A lot of nations who don't have a bona fide fiat currency like the US (granted everyone should be Fiat - who TF uses gold standard anymore) is heavily vested in precious metals especially silver, a lot of it is a societal/social thing as well - a bunch of silver bars = wealth. I know this to be true in the Gulf Nations - Saudis, Emeratis and Qataris LOVE turning their cash or assets into precious metals. You add to that a lot of people who believe they need to have 5-10% of their portfolios be a precious metal, and billionaires who need assets hidden/diversified will dump into precious metals - there are a lot of people with metals, but only a few nations/shell corps hold the majority and can sway the market by dumping/buying up at any time.

Global markets always seem to take major hits like that - anytime a gov't gets in trouble, I'd watch commodities and futures ahead of the actual Brexit referendum too. Same for when France and Germany become a Caliphate. The financial and economic crisis - a chronological overview - April 2011 - European Commission

As far as April 2011 I could tell you too much - some terrorist events, some british "royalty" got married...April 2011 Current Events: World News.

EU banking crisis stuff: The financial and economic crisis - a chronological overview - April 2011 - European Commission


----------



## sideKahr (Oct 15, 2014)

Mosinator762x54r said:


> ...Can anyone tell me exactly what the hell was going on in April of 2011? Was that the flash crash? Silver was $47 per troy ounce and that's a homerun based on current prices.
> View attachment 23050


It's just normal behavoir for almost any market. The price spikes, then dives and recovers. The professed 'reason' isn't really important. Some economist called it the "Madness of crowds."


----------



## 8301 (Nov 29, 2014)

Mosinator762x54r said:


> Can anyone tell me exactly what the hell was going on in April of 2011? Was that the flash crash?

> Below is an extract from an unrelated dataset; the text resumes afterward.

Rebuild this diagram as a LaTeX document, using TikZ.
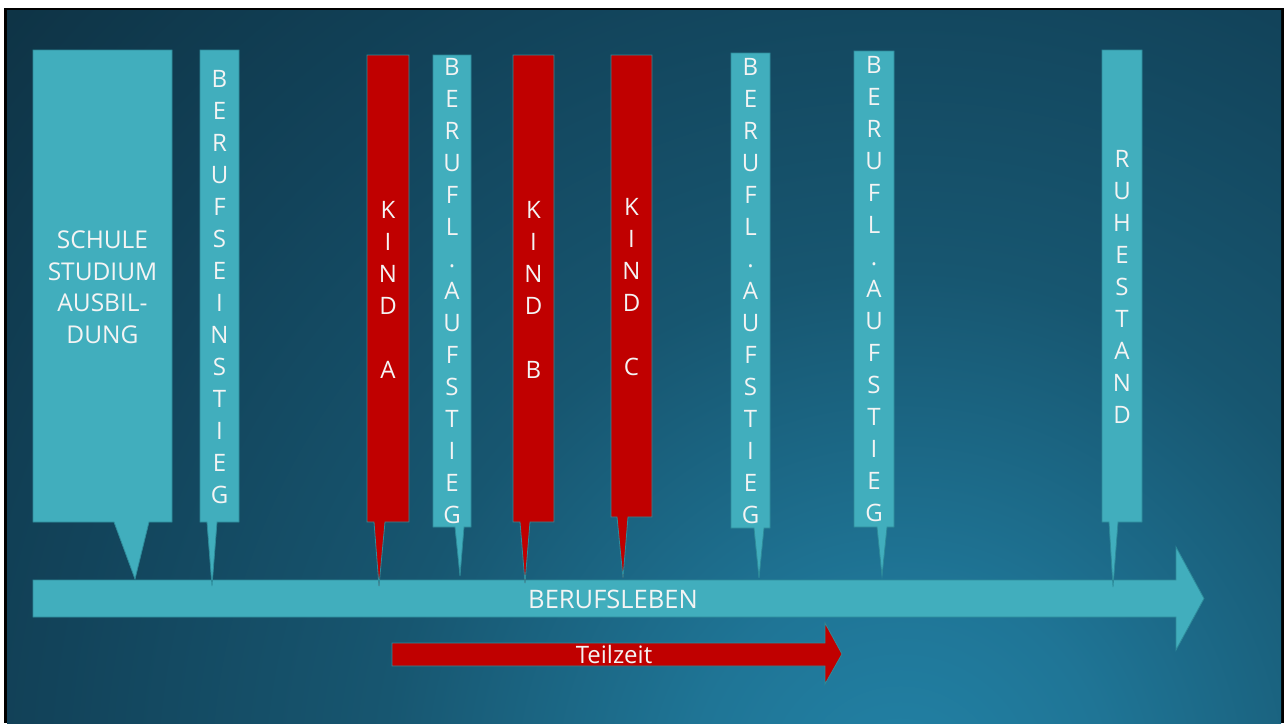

Silver was $47 per troy ounce and that's a homerun based on current prices.
> View attachment 23050


It was a bubble. Look at the chart for the Dutch tulip bubble back in 1637. Tulip bulbs went from about $1 to $60 per bulb in a 3 year period before crashing to about 25 cents each in just a few months. The Dutch "Tulip Mania" Bubble (aka "Tulipomania") |

Back before the Great Depression of 1929 a famous investor (I forget his name) pulled all of his money out of stocks about 4 months before the market crashed. When asked about this seemingly stupid move he said that when even the shop keepers and house wives were talking about stocks and how they should invest because stocks were doing so great he knew a bubble was forming and it was time to get out of the market.


----------



## ND_ponyexpress_ (Mar 20, 2016)

Recently it simply goes up or down based on what the FED said, didn't say, implied, hinted at, etc....


----------



## imranhossain (Oct 8, 2016)

Found this on FBK site 'silver surfers' an interesting site worth a look ☺
Where was your local Woolies? What do you miss most about not being able to shop there anymore?


----------



## A Watchman (Sep 14, 2015)

imranhossain said:


> Found this on FBK site 'silver surfers' an interesting site worth a look ☺
> Where was your local Woolies? What do you miss most about not being able to shop there anymore?


I don't kiss and share Woolies. Are you by any chance a stacker?


----------